- Work to complete
Quote the records exactly, starting at the first line and stopping after the line with "at (761, 475.5)"; skip the pictures.
** Start of Material provided **
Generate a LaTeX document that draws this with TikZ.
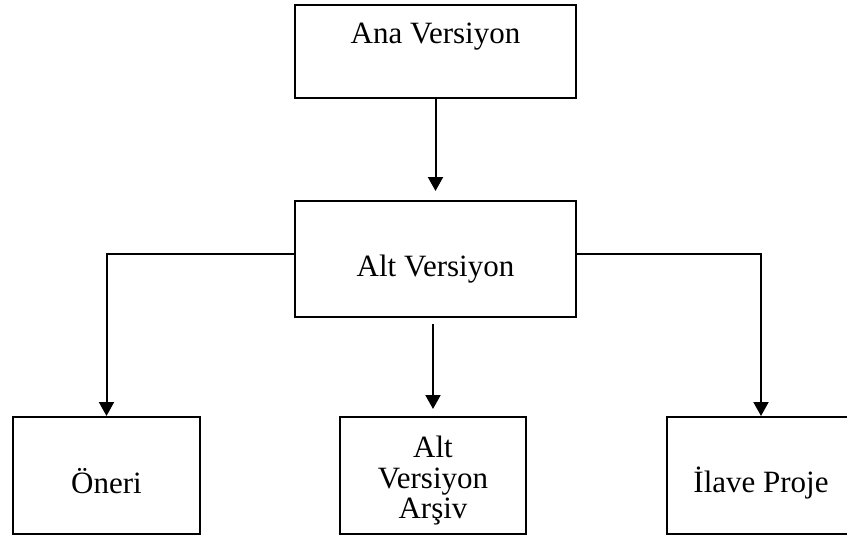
\documentclass[tikz,border=0pt]{standalone}
\usepackage{fontspec}
\setmainfont{Liberation Serif}
\usetikzlibrary{arrows.meta}
\tikzstyle{version_box}=[rectangle,
                          draw=black,
                          line width=2pt,
                          inner sep=0pt,
                          align=center,
                          font=\fontsize{31}{30.5}\selectfont ]
\tikzstyle{version_arrow}=[line width=2pt,
                            -{Triangle[width=15pt, length=14pt]} ]

\begin{document}
\begin{tikzpicture}[x=1pt, y=-1pt]
    \useasboundingbox (0, 0) rectangle (847, 538);
    \clip (0, 0) rectangle (847, 538);

    \node at (435.5, 51.5) (Ana) [version_box, minimum width=281pt, text height=38pt, text depth=55pt] {Ana Versiyon};
    \node at (435.5, 259) (Alt) [version_box, minimum width=281pt, text height=75pt, text depth=41pt] {Alt Versiyon};

    \node at (106.5, 475.5) (Oneri) [version_box, minimum width=187pt, text height=76pt, text depth=41pt] {Öneri};
    \node at (433, 475.5) (Arsiv) [version_box, minimum width=186pt, minimum height=117pt] {\rule{0pt}{32pt}Alt\\Versiyon\\Arşiv};
    \node at (761, 475.5) (Ilave) [version_box, minimum width=188pt, text height=75pt, text depth=42pt] {İlave Proje};

    \draw[version_arrow, shorten >=9pt] (Ana.south) -- (Alt.north);
    \draw[version_arrow] ([yshift=5pt]Alt.west) -| (Oneri.north);
    \draw[version_arrow] ([yshift=5pt]Alt.east) -| (Ilave.north);
    \draw[version_arrow, shorten <=6pt, shorten >=7pt] (Alt.south -| Arsiv.north) -- (Arsiv.north);
\end{tikzpicture}
\end{document}
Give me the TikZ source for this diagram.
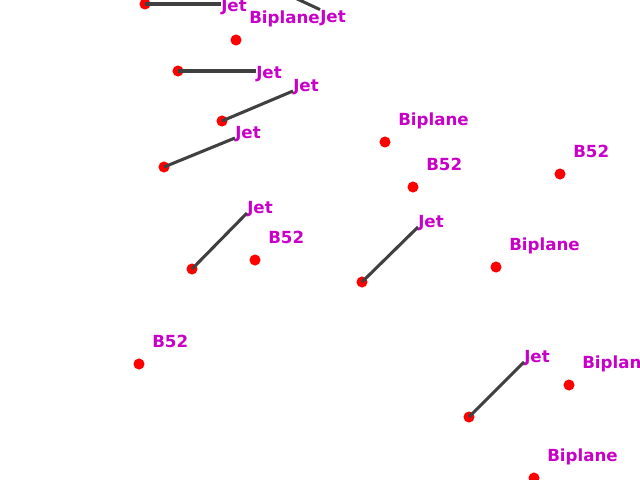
** End of Material provided **
- Task solution
Generate a LaTeX document that draws this with TikZ.
\documentclass[tikz,border=0pt]{standalone}
\usepackage{fontspec}
\setmainfont{Liberation Serif}
\usetikzlibrary{arrows.meta}
\tikzstyle{version_box}=[rectangle,
                          draw=black,
                          line width=2pt,
                          inner sep=0pt,
                          align=center,
                          font=\fontsize{31}{30.5}\selectfont ]
\tikzstyle{version_arrow}=[line width=2pt,
                            -{Triangle[width=15pt, length=14pt]} ]

\begin{document}
\begin{tikzpicture}[x=1pt, y=-1pt]
    \useasboundingbox (0, 0) rectangle (847, 538);
    \clip (0, 0) rectangle (847, 538);

    \node at (435.5, 51.5) (Ana) [version_box, minimum width=281pt, text height=38pt, text depth=55pt] {Ana Versiyon};
    \node at (435.5, 259) (Alt) [version_box, minimum width=281pt, text height=75pt, text depth=41pt] {Alt Versiyon};

    \node at (106.5, 475.5) (Oneri) [version_box, minimum width=187pt, text height=76pt, text depth=41pt] {Öneri};
    \node at (433, 475.5) (Arsiv) [version_box, minimum width=186pt, minimum height=117pt] {\rule{0pt}{32pt}Alt\\Versiyon\\Arşiv};
    \node at (761, 475.5) (Ilave) [version_box, minimum width=188pt, text height=75pt, text depth=42pt] {İlave Proje};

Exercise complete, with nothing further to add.